I don’t catch the end of his set, though, because I’ve been passed a carefully decorated note saying, in short, that the author liked the fact I’d referenced the Mandlebrot set. I think this is the first time I’ve ever been passed a note in a bar. I’d hoped that when this moment came it would include an offer of champagne from a mysterious lady (or gentleman, I’m not that fussy when it comes to Champagne). But it’s still nice.

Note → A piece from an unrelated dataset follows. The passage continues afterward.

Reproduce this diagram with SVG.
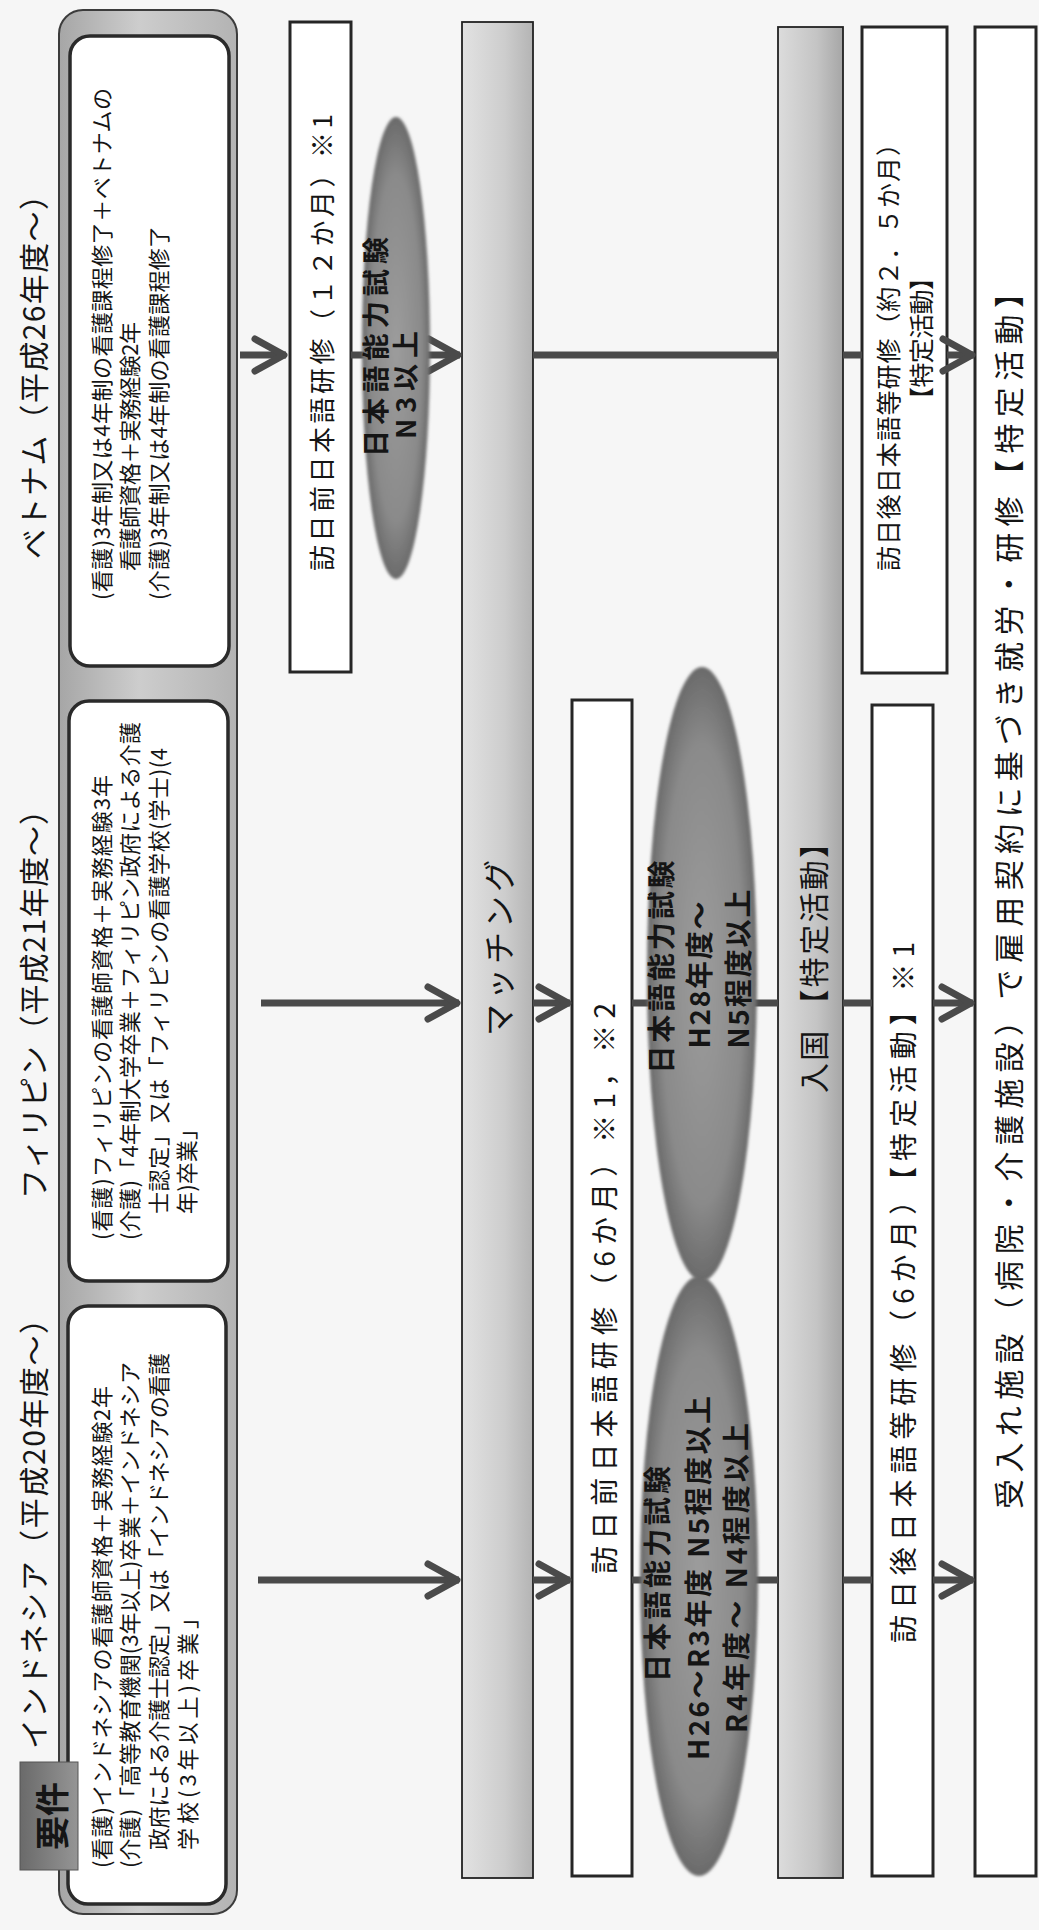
<svg xmlns="http://www.w3.org/2000/svg" width="1039" height="1930" viewBox="0 0 1039 1930">
<defs>
<style>
.t{font-family:"Noto Sans CJK JP","Noto Sans",sans-serif;fill:#151515;dominant-baseline:central}
.b{font-weight:bold}
.wbox{fill:#ffffff;stroke:#262626;stroke-width:3}
.ibox{fill:#ffffff;stroke:#2a2a2a;stroke-width:3.5}
.conn{fill:none;stroke:#4a4a4a;stroke-width:7}
.arr{marker-end:url(#chev)}
</style>
<linearGradient id="gCont" x1="0" y1="0" x2="1" y2="0">
<stop offset="0" stop-color="#a6a6a6"/><stop offset="0.45" stop-color="#cdcdcd"/><stop offset="1" stop-color="#b3b3b3"/>
</linearGradient>
<linearGradient id="gBar" x1="0" y1="0" x2="1" y2="0">
<stop offset="0" stop-color="#e2e2e2"/><stop offset="0.6" stop-color="#cdcdcd"/><stop offset="1" stop-color="#b4b4b4"/>
</linearGradient>
<linearGradient id="gBar2" x1="0" y1="0" x2="1" y2="0">
<stop offset="0" stop-color="#dcdcdc"/><stop offset="0.6" stop-color="#c4c4c4"/><stop offset="1" stop-color="#a6a6a6"/>
</linearGradient>
<linearGradient id="gTab" x1="0" y1="0" x2="1" y2="0">
<stop offset="0" stop-color="#6a6a6a"/><stop offset="1" stop-color="#959595"/>
</linearGradient>
<radialGradient id="gEll" cx="0.5" cy="0.5" r="0.5">
<stop offset="0" stop-color="#9c9c9c"/><stop offset="0.75" stop-color="#8a8a8a"/><stop offset="1" stop-color="#6a6a6a"/>
</radialGradient>
<filter id="soft" x="-0.2" y="-0.05" width="1.4" height="1.1"><feGaussianBlur stdDeviation="1.6"/></filter>
<marker id="chev" markerUnits="userSpaceOnUse" viewBox="-40 -24 48 48" markerWidth="48" markerHeight="48" refX="0" refY="0" orient="auto" overflow="visible">
<path d="M-31,-16 L-2,0 L-31,16" fill="none" stroke="#4a4a4a" stroke-width="7" stroke-linecap="round" stroke-linejoin="round"/>
</marker>
</defs>
<rect x="0" y="0" width="1039" height="1930" fill="#f6f6f6"/>

<g id="headers">
<text class="t" font-size="30" transform="translate(32 1749) rotate(-90)" textLength="445" lengthAdjust="spacing">インドネシア（平成20年度〜）</text>
<text class="t" font-size="30" transform="translate(32 1199) rotate(-90)" textLength="404" lengthAdjust="spacing">フィリピン（平成21年度〜）</text>
<text class="t" font-size="30" transform="translate(32 559) rotate(-90)" textLength="379" lengthAdjust="spacing">ベトナム（平成26年度〜）</text>
</g>

<g id="requirements">
<rect x="59" y="10" width="178" height="1904" rx="24" fill="url(#gCont)" stroke="#3c3c3c" stroke-width="2"/>
</g>

<g id="req-vietnam">
<rect class="ibox" x="70" y="36" width="159" height="630" rx="20"/>
<text class="t" font-size="22" transform="translate(100 600) rotate(-90)" textLength="512" lengthAdjust="spacing">(看護)3年制又は4年制の看護課程修了＋ベトナムの</text>
<text class="t" font-size="22" transform="translate(128 571) rotate(-90)" textLength="249" lengthAdjust="spacing">看護師資格＋実務経験2年</text>
<text class="t" font-size="22" transform="translate(157 600) rotate(-90)" textLength="374" lengthAdjust="spacing">(介護)3年制又は4年制の看護課程修了</text>
</g>

<g id="req-philippines">
<rect class="ibox" x="69" y="701" width="159" height="580" rx="20"/>
<text class="t" font-size="22" transform="translate(100 1240) rotate(-90)" textLength="465" lengthAdjust="spacing">(看護)フィリピンの看護師資格＋実務経験3年</text>
<text class="t" font-size="22" transform="translate(128 1240) rotate(-90)" textLength="518" lengthAdjust="spacing">(介護)「4年制大学卒業＋フィリピン政府による介護</text>
<text class="t" font-size="22" transform="translate(157 1214) rotate(-90)" textLength="466" lengthAdjust="spacing">士認定」又は「フィリピンの看護学校(学士)(4</text>
<text class="t" font-size="22" transform="translate(185 1214) rotate(-90)" textLength="96" lengthAdjust="spacing">年)卒業」</text>
</g>

<g id="req-indonesia">
<rect class="ibox" x="68" y="1306" width="158" height="598" rx="20"/>
<text class="t" font-size="22" transform="translate(100 1868) rotate(-90)" textLength="482" lengthAdjust="spacing">(看護)インドネシアの看護師資格＋実務経験2年</text>
<text class="t" font-size="22" transform="translate(128 1868) rotate(-90)" textLength="506" lengthAdjust="spacing">(介護)「高等教育機関(3年以上)卒業＋インドネシア</text>
<text class="t" font-size="22" transform="translate(157 1850) rotate(-90)" textLength="497" lengthAdjust="spacing">政府による介護士認定」又は「インドネシアの看護</text>
<text class="t" font-size="22" transform="translate(186 1850) rotate(-90)" textLength="243" lengthAdjust="spacing">学校(3年以上)卒業」</text>
</g>

<g id="req-tab">
<rect x="20" y="1762" width="58" height="108" fill="url(#gTab)" stroke="#555" stroke-width="1"/>
<text class="t b" font-size="34" text-anchor="middle" transform="translate(50 1816) rotate(-90)">要件</text>
</g>

<g id="pre-vietnam">
<rect class="wbox" x="290" y="22" width="61" height="650"/>
<text class="t" font-size="26" transform="translate(320 571) rotate(-90)" textLength="457" lengthAdjust="spacing">訪日前日本語研修（１２か月）※1</text>
</g>

<g id="matching">
<rect x="462" y="22" width="71" height="1856" fill="url(#gBar)" stroke="#222" stroke-width="1.8"/>
<text class="t" font-size="32" text-anchor="middle" transform="translate(497 948) rotate(-90)" textLength="176" lengthAdjust="spacing">マッチング</text>
</g>

<g id="pre-indo-phil">
<rect class="wbox" x="572" y="700" width="60" height="1176"/>
<text class="t" font-size="28" transform="translate(603 1574) rotate(-90)" textLength="571" lengthAdjust="spacing">訪日前日本語研修（6か月）※1，※2</text>
</g>

<g id="entry">
<rect x="778" y="27" width="65" height="1851" fill="url(#gBar2)" stroke="#222" stroke-width="1.8"/>
<text class="t" font-size="30" transform="translate(812 1093) rotate(-90)" textLength="265" lengthAdjust="spacing">入国 【特定活動】</text>
</g>

<g id="post-vietnam">
<rect class="wbox" x="862" y="27" width="85" height="646"/>
<text class="t" font-size="25" transform="translate(887 571) rotate(-90)" textLength="440" lengthAdjust="spacing">訪日後日本語等研修（約２．５か月）</text>
<text class="t" font-size="25" transform="translate(920 412) rotate(-90)" textLength="147" lengthAdjust="spacing">【特定活動】</text>
</g>

<g id="post-indo-phil">
<rect class="wbox" x="872" y="705" width="61" height="1171"/>
<text class="t" font-size="28" transform="translate(902 1643) rotate(-90)" textLength="701" lengthAdjust="spacing">訪日後日本語等研修（6か月）【特定活動】※1</text>
</g>

<g id="facility">
<rect class="wbox" x="975" y="27" width="61" height="1849"/>
<text class="t" font-size="30" transform="translate(1007 1509) rotate(-90)" textLength="1231" lengthAdjust="spacing">受入れ施設（病院・介護施設）で雇用契約に基づき就労・研修【特定活動】</text>
</g>

<g id="connectors">
<path class="conn arr" d="M240,355 H286"/>
<path class="conn arr" d="M351,355 H460"/>
<path class="conn" d="M533,355 H779"/>
<path class="conn" d="M843,355 H862"/>
<path class="conn arr" d="M947,355 H974"/>
<path class="conn arr" d="M261,1003 H459"/>
<path class="conn arr" d="M533,1003 H570"/>
<path class="conn" d="M632,1003 H778"/>
<path class="conn" d="M843,1003 H872"/>
<path class="conn arr" d="M933,1003 H973"/>
<path class="conn arr" d="M258,1580 H459"/>
<path class="conn arr" d="M533,1580 H570"/>
<path class="conn" d="M632,1580 H778"/>
<path class="conn" d="M843,1580 H872"/>
<path class="conn arr" d="M933,1580 H973"/>
</g>

<g id="jlpt-vietnam">
<ellipse cx="396" cy="348" rx="34" ry="231" fill="url(#gEll)" filter="url(#soft)"/>
<text class="t b" font-size="27" transform="translate(374 457) rotate(-90)" textLength="220" lengthAdjust="spacing">日本語能力試験</text>
<text class="t b" font-size="27" transform="translate(404 439) rotate(-90)" textLength="108" lengthAdjust="spacing">N3以上</text>
</g>

<g id="jlpt-philippines">
<ellipse cx="702" cy="974" rx="55" ry="307" fill="url(#gEll)" filter="url(#soft)"/>
<text class="t b" font-size="28" text-anchor="middle" transform="translate(660 967) rotate(-90)" textLength="213" lengthAdjust="spacing">日本語能力試験</text>
<text class="t b" font-size="28" text-anchor="middle" transform="translate(698 975) rotate(-90)" textLength="147" lengthAdjust="spacing">H28年度〜</text>
<text class="t b" font-size="28" text-anchor="middle" transform="translate(737 969) rotate(-90)" textLength="159" lengthAdjust="spacing">N5程度以上</text>
</g>

<g id="jlpt-indonesia">
<ellipse cx="699" cy="1576" rx="59" ry="300" fill="url(#gEll)" filter="url(#soft)"/>
<text class="t b" font-size="28" text-anchor="middle" transform="translate(656 1574) rotate(-90)" textLength="216" lengthAdjust="spacing">日本語能力試験</text>
<text class="t b" font-size="28" text-anchor="middle" transform="translate(697 1578) rotate(-90)" textLength="364" lengthAdjust="spacing">H26〜R3年度  N5程度以上</text>
<text class="t b" font-size="28" text-anchor="middle" transform="translate(735 1578) rotate(-90)" textLength="310" lengthAdjust="spacing">R4年度〜  N4程度以上</text>
</g>
</svg>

I chat to the author of the note and their friends for a bit and later, when the open mic is winding down, nip off to sort out some CDs for them. When I return Lewis is talking to a very pretty girl in a homemade dress that looks like it’s been made from a curtain. That’s an observation rather than a criticism – it’s a fine dress, although the cut could be a little more figure-hugging in my opinion.

As it’s after 2 and Dusk is closing she suggests we go to a bar next door where we’re just in time to get another drink. It turns out her parents live in Hebden Bridge and she gives us a detailed account of how that town came to be like it is now from the days it was colonised by hippies buying up condemned houses for a pound, giving rise to the nickname for the area, Cannabis Canyon.

We’re in need of yet another beer so our new guide takes us to The Willow on Coney Street. We get another detailed history, this time about the Willow’s origins as a Chinese Restaurant, which had its licence to serve food revoked pretty much indefinitely after a number of serious environmental health infringements. The owners used to run a disco on the premises that was more profitable than the restaurant so they just kept running that.

Overheads at the Willow are clearly kept to the bare minimum. I quite like the total lack of pretension, from the canned lager to the abandoned restaurant-cum-community hall decor. The music’s not bad either but even the Willow has to shut at some point so the music stops mid-song and we’re ushered onto the street.

Dawn has clearly preceded us and gagggles of geese have invaded the town centre and are preceding to tear it up around us. Cue another story about how the seagulls of York originally mated with the bats to create the pigeons.

Then the girl in the homemade dress becomes solemn and expresses her concern that Lewis and I don’t seem excited enough about our tour, and life in general. She exhorts us to make more effort to find happiness in the small things in life.

It’s starting to get a bit surreal and I conclude that she’s not actually corporreal. Her dress isn’t made from curtain material, it’s immaterial. She’s the friendly ghost of York open mics, condemned to guide weary travelling performers to the city’s night spots and ensure they have a memorable experience.

We bid each other farewell and slink off to our resting places, hidden from the light, nocturnal creatures that we are.